The design quality is more varied here than on a curated platform like Minted, but the sheer volume means you will find something that fits your aesthetic if you spend time browsing. Good for brides on a tight budget who are willing to dig a little.

7. Corjl
Corjl is a browser-based editing platform used by many Etsy sellers to deliver their templates. When a seller says their template is editable in Corjl, you open the file in your browser, type in your details, and download the finished PDF. No software to install and no design skills required.
It works well for non-designers because the editing is contained to specific text fields. You cannot accidentally move a design element out of place. The limitation is that you are working within the designer’s layout rather than customising the structure itself.
Ideal for: brides who want a beautiful result without touching any design tools directly.
What to Look for in a Blank Wedding Invitation Template
Finding a template is the easy part. Finding the right one takes a little more thought. Here is what matters before you commit.

Check the File Format First
Before you download or purchase anything, confirm the file format matches what you can actually use. Canva templates need a Canva account. Adobe files need Adobe software. Corjl templates work in any browser.
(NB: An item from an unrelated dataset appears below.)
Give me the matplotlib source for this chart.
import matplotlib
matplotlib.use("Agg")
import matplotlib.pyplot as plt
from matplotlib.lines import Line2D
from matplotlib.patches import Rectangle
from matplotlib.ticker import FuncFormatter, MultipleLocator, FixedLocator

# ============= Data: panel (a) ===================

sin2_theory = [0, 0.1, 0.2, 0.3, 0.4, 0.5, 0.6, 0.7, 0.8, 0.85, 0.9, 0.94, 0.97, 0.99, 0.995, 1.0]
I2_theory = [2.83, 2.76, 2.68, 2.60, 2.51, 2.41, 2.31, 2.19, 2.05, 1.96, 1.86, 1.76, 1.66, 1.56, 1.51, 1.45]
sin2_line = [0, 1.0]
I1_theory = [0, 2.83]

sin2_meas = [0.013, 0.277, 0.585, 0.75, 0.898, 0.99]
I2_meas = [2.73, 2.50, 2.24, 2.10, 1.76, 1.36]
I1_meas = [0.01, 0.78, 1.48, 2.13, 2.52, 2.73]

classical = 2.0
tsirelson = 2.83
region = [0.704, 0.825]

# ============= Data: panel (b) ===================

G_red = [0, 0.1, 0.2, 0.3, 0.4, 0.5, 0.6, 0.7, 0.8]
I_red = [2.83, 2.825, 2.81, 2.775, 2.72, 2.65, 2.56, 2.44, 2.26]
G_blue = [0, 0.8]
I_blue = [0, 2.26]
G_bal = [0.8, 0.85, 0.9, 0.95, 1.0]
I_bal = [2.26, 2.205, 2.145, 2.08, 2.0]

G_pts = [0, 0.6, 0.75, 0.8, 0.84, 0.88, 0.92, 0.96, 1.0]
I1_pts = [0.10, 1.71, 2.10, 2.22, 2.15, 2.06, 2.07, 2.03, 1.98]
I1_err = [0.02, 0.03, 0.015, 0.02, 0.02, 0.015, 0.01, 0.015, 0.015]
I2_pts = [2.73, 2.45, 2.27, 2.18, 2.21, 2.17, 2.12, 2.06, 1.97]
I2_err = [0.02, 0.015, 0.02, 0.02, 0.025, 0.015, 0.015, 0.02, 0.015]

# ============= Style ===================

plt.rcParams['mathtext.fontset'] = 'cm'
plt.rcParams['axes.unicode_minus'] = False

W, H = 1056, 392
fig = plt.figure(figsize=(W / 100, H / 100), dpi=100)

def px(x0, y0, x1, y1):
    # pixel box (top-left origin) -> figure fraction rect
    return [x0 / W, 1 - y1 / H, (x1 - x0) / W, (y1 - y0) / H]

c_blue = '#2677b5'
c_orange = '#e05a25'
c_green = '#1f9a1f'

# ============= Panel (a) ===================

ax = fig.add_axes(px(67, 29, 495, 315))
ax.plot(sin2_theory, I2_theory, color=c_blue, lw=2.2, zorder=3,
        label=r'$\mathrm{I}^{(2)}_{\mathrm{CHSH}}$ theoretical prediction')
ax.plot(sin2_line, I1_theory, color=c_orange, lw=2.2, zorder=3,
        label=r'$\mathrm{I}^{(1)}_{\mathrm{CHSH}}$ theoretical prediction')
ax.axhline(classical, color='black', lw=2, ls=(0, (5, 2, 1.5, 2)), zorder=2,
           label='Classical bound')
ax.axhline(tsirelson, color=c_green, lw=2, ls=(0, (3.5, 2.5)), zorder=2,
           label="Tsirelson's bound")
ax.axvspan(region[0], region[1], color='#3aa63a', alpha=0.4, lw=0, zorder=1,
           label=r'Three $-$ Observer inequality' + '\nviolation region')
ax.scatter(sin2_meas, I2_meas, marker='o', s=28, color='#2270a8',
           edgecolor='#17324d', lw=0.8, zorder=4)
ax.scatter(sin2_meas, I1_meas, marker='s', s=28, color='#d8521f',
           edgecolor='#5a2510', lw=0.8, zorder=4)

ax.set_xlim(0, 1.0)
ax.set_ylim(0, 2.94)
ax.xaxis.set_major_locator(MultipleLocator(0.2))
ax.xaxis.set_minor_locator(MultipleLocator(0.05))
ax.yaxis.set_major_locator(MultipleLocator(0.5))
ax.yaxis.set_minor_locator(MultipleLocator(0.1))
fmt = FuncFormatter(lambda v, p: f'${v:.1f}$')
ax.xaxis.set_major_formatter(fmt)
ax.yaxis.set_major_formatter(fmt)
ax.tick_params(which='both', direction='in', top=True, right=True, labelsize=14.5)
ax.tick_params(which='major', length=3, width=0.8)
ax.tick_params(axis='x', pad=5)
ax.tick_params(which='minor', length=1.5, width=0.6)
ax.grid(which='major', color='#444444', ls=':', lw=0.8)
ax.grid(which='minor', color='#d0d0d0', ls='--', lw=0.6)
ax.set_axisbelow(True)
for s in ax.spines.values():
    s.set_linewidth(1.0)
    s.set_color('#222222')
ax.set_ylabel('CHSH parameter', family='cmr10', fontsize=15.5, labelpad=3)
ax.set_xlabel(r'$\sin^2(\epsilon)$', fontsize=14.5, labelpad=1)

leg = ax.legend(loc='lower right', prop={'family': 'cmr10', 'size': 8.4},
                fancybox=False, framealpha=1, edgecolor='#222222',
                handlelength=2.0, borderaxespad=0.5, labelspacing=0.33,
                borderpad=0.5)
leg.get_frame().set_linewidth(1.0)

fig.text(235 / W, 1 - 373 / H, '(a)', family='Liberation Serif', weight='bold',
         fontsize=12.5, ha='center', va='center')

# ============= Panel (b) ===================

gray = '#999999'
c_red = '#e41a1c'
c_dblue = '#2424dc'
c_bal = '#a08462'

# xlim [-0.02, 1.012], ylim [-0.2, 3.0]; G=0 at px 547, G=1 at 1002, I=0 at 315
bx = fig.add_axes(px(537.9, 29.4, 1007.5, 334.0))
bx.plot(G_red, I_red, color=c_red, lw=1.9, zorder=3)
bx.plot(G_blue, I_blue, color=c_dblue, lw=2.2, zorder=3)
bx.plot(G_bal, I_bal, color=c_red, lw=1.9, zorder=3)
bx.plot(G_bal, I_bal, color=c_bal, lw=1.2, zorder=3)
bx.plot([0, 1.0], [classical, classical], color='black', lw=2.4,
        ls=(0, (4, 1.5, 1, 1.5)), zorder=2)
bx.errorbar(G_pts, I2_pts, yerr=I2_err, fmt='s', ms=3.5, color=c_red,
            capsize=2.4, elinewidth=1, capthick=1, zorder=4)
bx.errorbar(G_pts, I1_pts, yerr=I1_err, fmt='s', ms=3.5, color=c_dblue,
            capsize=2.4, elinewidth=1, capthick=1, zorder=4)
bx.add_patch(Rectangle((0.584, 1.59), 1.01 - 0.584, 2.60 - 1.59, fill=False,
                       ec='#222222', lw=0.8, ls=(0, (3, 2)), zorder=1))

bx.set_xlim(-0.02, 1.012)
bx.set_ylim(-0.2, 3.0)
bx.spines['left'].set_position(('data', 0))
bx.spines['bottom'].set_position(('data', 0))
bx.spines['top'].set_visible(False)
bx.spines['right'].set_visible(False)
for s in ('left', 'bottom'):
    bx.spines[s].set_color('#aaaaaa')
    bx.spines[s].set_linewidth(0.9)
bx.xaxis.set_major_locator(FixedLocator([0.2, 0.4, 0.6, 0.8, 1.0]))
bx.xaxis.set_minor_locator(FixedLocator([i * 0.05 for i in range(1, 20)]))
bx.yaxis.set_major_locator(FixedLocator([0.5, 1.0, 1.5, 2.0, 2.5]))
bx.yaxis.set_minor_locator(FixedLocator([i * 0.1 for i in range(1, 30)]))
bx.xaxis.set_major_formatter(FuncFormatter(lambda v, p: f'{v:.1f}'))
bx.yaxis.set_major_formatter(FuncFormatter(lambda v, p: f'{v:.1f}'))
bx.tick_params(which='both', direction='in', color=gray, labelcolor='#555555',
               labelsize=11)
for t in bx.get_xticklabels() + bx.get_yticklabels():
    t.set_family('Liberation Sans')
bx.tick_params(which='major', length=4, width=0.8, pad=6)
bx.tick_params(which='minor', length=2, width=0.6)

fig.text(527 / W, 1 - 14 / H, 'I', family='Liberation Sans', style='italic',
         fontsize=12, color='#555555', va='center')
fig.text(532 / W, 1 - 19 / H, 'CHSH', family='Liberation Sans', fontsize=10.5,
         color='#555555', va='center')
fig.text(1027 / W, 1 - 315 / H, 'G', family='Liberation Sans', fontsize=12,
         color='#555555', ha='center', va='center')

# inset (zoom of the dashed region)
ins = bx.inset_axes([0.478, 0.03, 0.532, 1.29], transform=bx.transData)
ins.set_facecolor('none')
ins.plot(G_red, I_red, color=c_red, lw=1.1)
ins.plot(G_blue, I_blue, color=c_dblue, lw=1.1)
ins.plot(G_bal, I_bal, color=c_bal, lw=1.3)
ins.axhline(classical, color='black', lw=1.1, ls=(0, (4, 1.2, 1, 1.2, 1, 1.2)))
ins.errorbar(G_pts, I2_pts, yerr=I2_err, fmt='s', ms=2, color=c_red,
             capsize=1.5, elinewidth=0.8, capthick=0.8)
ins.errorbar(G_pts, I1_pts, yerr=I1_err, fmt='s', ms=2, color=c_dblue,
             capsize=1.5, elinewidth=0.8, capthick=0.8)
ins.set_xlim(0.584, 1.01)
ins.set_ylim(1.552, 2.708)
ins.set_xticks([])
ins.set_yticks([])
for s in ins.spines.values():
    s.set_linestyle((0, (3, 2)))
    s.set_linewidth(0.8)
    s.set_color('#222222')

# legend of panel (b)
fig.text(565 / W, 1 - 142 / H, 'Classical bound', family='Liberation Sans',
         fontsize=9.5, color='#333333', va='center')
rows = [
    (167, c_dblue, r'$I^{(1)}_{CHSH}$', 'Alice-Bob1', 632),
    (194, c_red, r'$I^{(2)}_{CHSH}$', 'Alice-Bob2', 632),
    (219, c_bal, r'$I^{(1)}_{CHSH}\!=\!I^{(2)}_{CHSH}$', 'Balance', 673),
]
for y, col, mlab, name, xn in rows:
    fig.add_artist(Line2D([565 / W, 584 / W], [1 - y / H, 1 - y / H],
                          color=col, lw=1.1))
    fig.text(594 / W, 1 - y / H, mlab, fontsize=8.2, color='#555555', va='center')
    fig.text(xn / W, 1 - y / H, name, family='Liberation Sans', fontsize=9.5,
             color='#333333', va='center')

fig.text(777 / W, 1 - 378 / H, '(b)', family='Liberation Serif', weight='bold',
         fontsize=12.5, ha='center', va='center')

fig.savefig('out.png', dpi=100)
PDF files are usually final and non-editable.
If you are printing at home, download the file as a high-resolution PDF. If you are sending to a print shop, ask them what format they need before you finalise anything.
Make Sure the Suite Is Complete
A wedding invitation suite typically includes more than just the invitation itself. Before you buy or commit to a template, check whether the following pieces are included.
- The main invitation card
- An RSVP card with envelope
- A details or information card for venue directions, accommodation, and schedule
- An envelope liner if the design calls for one
- A digital version for sending by email or on your wedding website
Not every suite needs all of these. But knowing what is and is not included before you start customising saves a lot of frustration later.
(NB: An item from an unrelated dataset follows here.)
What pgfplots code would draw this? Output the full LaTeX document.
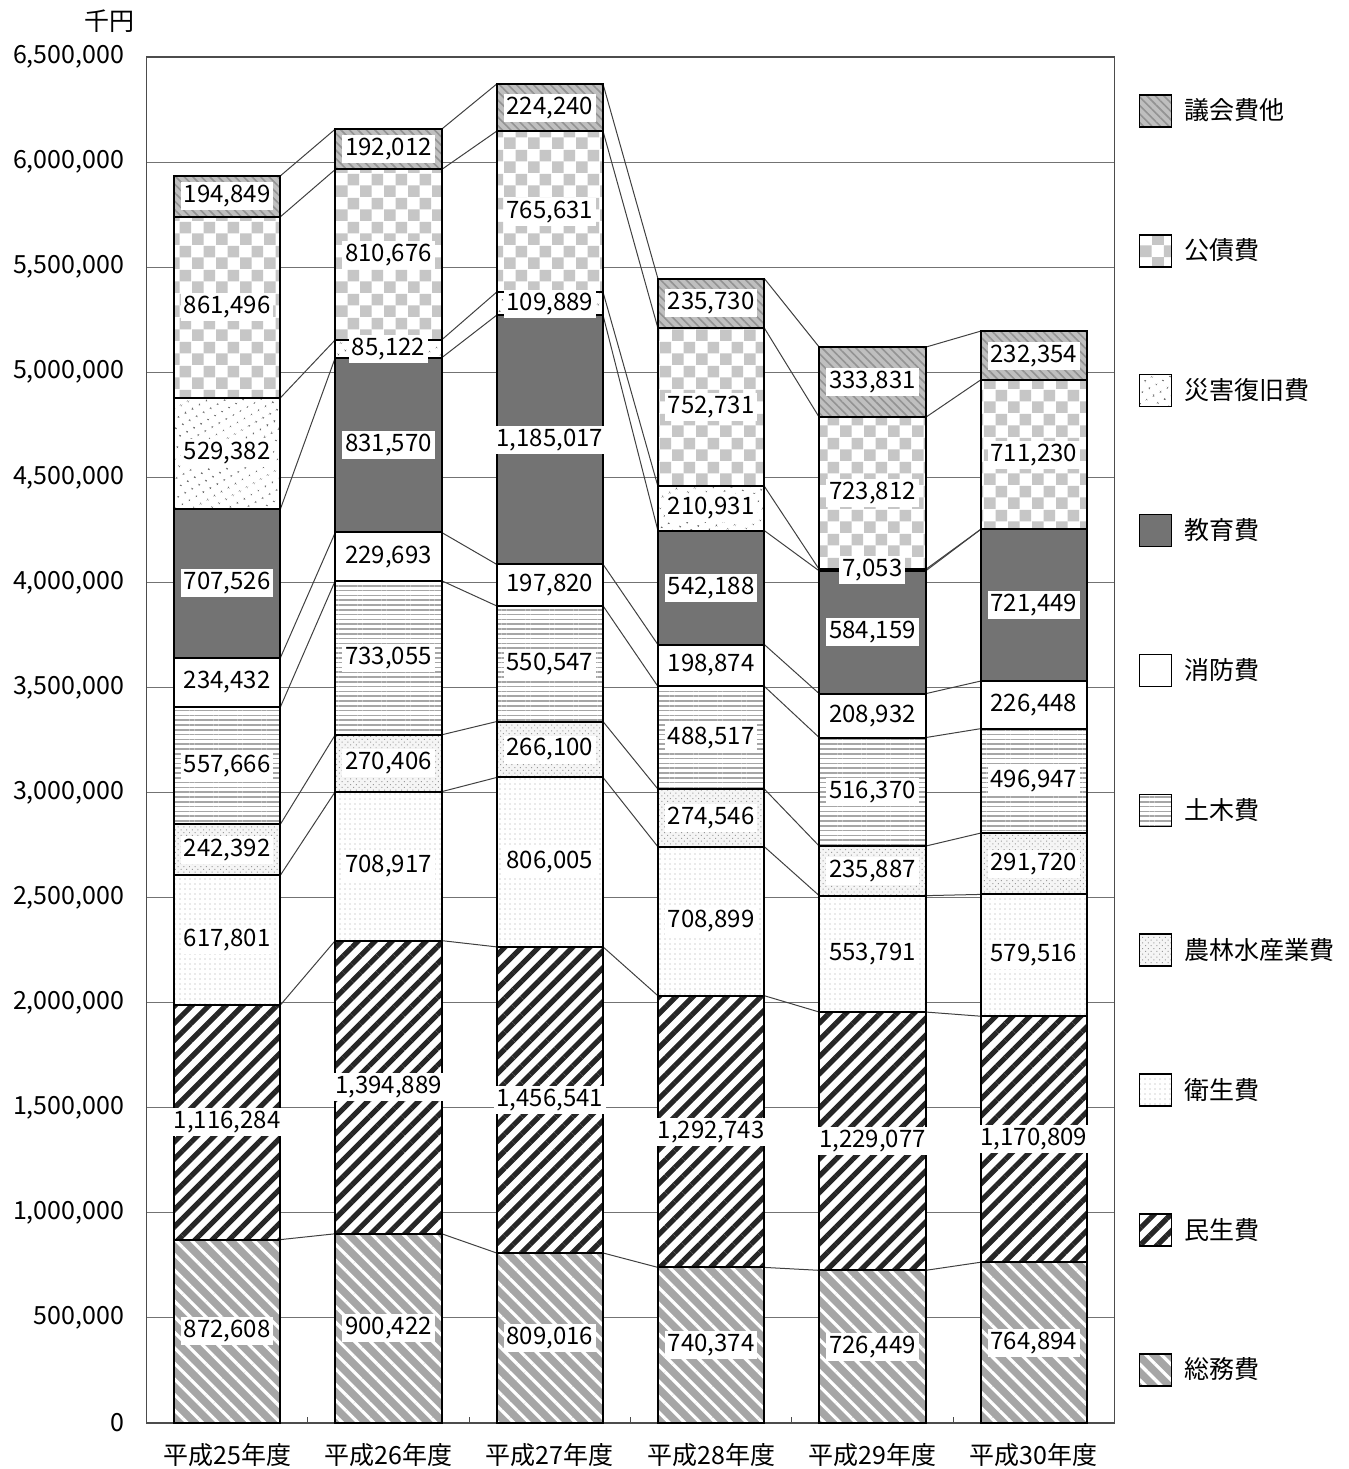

Printing at Home vs. Using a Print Shop
Printing at home is cheaper but harder to get right. Paper quality and colour calibration make a significant difference to the final result. If you go this route, buy a small batch of cardstock first and do a test print before you commit to the full run.
A professional print shop gives you access to paper weights, finishes, and printing methods that a home printer simply cannot replicate. For a hundred or more invitations the cost difference is often smaller than people expect, and the quality difference is usually significant.

Fonts and Personalisation
Good invitation templates use font pairings that are already balanced. A script font for the names, a serif for the body text, and clean spacing throughout. If a template requires you to choose your own fonts from scratch, that is more work than most brides want to take on.
Check whether the fonts used in the template are free or licensed. Some premium fonts embedded in a template cannot be legally exported without the font licence. Reputable sellers will tell you exactly which fonts are used and how to access them.
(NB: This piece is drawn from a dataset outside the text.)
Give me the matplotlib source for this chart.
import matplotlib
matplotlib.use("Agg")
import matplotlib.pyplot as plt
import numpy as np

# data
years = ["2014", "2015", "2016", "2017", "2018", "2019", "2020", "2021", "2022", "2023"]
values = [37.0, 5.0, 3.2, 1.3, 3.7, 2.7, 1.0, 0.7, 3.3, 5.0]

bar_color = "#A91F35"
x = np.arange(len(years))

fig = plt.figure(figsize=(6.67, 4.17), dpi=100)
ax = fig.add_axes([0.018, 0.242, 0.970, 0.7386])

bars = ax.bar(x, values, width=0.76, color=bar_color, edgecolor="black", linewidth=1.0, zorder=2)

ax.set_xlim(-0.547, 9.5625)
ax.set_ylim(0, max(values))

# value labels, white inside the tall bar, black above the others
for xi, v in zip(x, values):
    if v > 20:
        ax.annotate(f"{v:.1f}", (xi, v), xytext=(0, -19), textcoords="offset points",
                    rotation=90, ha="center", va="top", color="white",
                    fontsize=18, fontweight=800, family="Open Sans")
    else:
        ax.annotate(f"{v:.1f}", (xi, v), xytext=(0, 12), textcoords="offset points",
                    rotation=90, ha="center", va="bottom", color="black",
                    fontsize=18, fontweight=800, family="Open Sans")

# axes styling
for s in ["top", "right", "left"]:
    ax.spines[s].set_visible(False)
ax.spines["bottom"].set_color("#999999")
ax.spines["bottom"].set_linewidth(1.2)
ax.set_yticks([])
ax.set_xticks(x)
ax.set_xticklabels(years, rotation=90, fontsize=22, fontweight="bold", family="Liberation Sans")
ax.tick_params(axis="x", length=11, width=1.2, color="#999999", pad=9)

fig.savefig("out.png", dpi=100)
The Quickest Path to an Invitation You Love
Start with Canva if you want speed and simplicity. Go to Etsy if you want something more distinctive. Use Minted or Zola if you want a polished printed product delivered to your door.
Whichever platform you choose, download the template before your stationery deadline, not the week before you need to send. Customising takes longer than it looks. Printing and postage add more time on top. Build in at least three weeks between finalising the design and the invitations going out.
The invitation sets the tone for everything that follows. It does not need to be expensive or complicated to do that well. It just needs to feel like you.